Once a week I take the coach just
outside Blackfriars to get to Burford, which is a charming country town only
forty minutes away, for my tutorial. I always sit on the same side of the bus
and go to the same bakery on the main street of the town—and my tutorial is
always scheduled to commence promptly at 1:35 (the bus arrives at half past). My
tutor is the renowned Newman scholar Fr. Ian Ker, who has recently written a
biography on Chesterton contending that he is a successor of Newman. The short trip
that I make to Fr. Ker’s house is always thoroughly enjoyable: I’m traveling so
that I can learn from an expert rather than sitting in a classroom or simply walking
into a building on a college campus. The experience of going to Burford is such
a blessing—one that I still enjoy though I have been three times already.
Last
week, Fr. Ker was finishing attending to some work, so he told me that I could
peruse his Chesterton Library in the meantime. How many people have a “Chesterton
Library?” The Library is truly the dream of any Chesterton enthusiast. Not only
does Fr. Ker have the complete works of Chesterton but also various secondary
sources on the great apologist. On this same occasion, it was a typically rainy
English afternoon, so he suggested that I stay for a while and read some of his
books. The book that I chose to peruse is by a Dominican who teaches at
Cambridge, Fr. Aidan Nichols. It’s called A
Grammar of Consent and is a very interesting study of the various arguments
for the existence of God made by a range of thinkers.
Chesterton’s
is towards the end of the chronological list. Perhaps fans of Chesterton will
hazard a guess as to how Nichols characterizes the main theme of Chesterton’s
apologetics. I won’t say that I was surprised, but instead I’ll say that I was
truly moved into a state of profound awe to learn that Nichols asserts that Chesterton’s
apologetics centers around joy. In
another one of his books, G.K. Chesterton,
Theologian, Nichols claims that Chesterton advocates “the gratuitously
joy-provoking character of existence.” What does this mean? It connotes the
extreme, inexplicable joy that we feel to be alive: to be in this world. I can only try to describe this joy that I
feel each time that I go to Burford—whether in miserable rain that obliges me
to stand at the bus stop for an hour for a bus that never comes or whether strolling
along the streets of Burford guided by rare rays of sunshine.
Regardless,
I exist in a world that allows me to enjoy the charm of Burford: an
unpretentious British town nestled in the Cotswolds of Oxfordshire. Chesterton
said that “we are perishing for want of
wonder, not for want of wonders.” Yesterday it
was a beautiful day, so I decided to be adventurous and keep walking down the
main road of the town until I encountered the next village, called Fulbrook.

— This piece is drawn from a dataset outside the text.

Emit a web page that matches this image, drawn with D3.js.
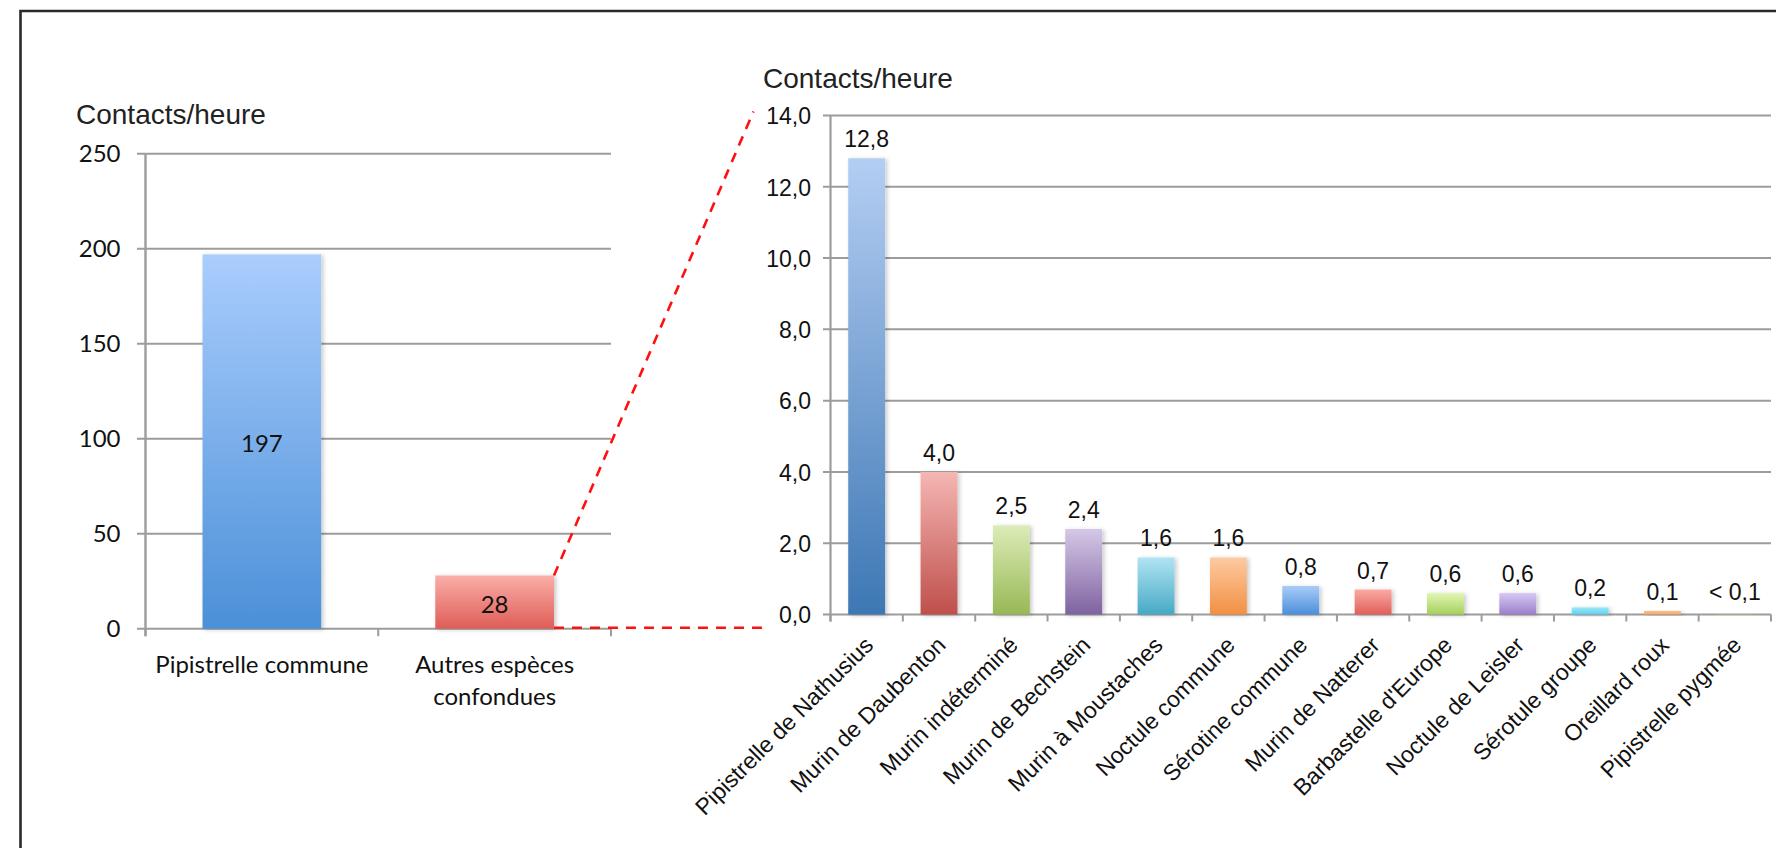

The
road was virtually empty, and so I was left alone with my beauteous surroundings.
After a while of meandering, I saw a sign that indicated a Norman Church—I can’t
tell you how much that excited me! My pace became quicker, and soon I unlatched
the gate and was face to face with a Church built nearly a millennium ago. There
wasn’t a soul in the Church of St. James the Great, so I was free to explore.
A
brochure explaining the dynamic history of the church said that “any stained
glass there had been in windows other than the Sanctuary all disappeared in the
16th century, during the upheavals of the Reformation.” Today, the
edifice belongs to the Church of England. In Burford there is also an old church (now Anglican) called St. John the Baptist that Laura and I visited, which dates from the twelfth century.Fr. Ker is the Catholic priest in the town, and I find it very amusing
and telling of the history of Catholic persecution in England that when we go
to a town, the Catholic Church is labeled “Catholic Church” whereas there are
always various Anglican Churches. When Laura and I were in London, we saw that
one of the stops on the Tube was called “Blackfriars,” so we got off the train,
thinking that this must be where the Dominicans have their stadium and Church. We
were wrong. On our return to Oxford, one of the Dominicans told us that
Blackfriars had been home to Dominicans before
the Reformation, but everything was destroyed.
The
Dominican Father Godfrey Anstruther wrote a book about fifty years ago called A Hundred Homeless Years which tells the
story of the English Dominicans from1558-1658, when they were persecuted and their
priories closed, forcing them into exile on the continent. He says that “on the
eve of the Reformation, the English Province consisted of fifty-three houses of
men….and the total [number of friars] for England and Wales could not have been
far short of two thousand.”
It
shocked me to learn that though the Dominicans were first established at Oxford
in 1221 by St. Dominic himself, they were only allowed to return seven hundred years later in 1921. Yet
they did survive the centuries of persecution and some even endured martyrdom
for the defense of their Catholic Faith. In The
Everlasting Man, Chesterton remarks that “Christendom has had a series of
revolutions and in each one of them Christianity has died. Christianity has
died many times and risen again; for it had a God who knew the way out of the
grave.” That’s why I can be joyful sitting in the Blackfriars Library that was
built last century and not in the Middle Ages. That’s why it’s always such a
pleasure to spend the day in Burford.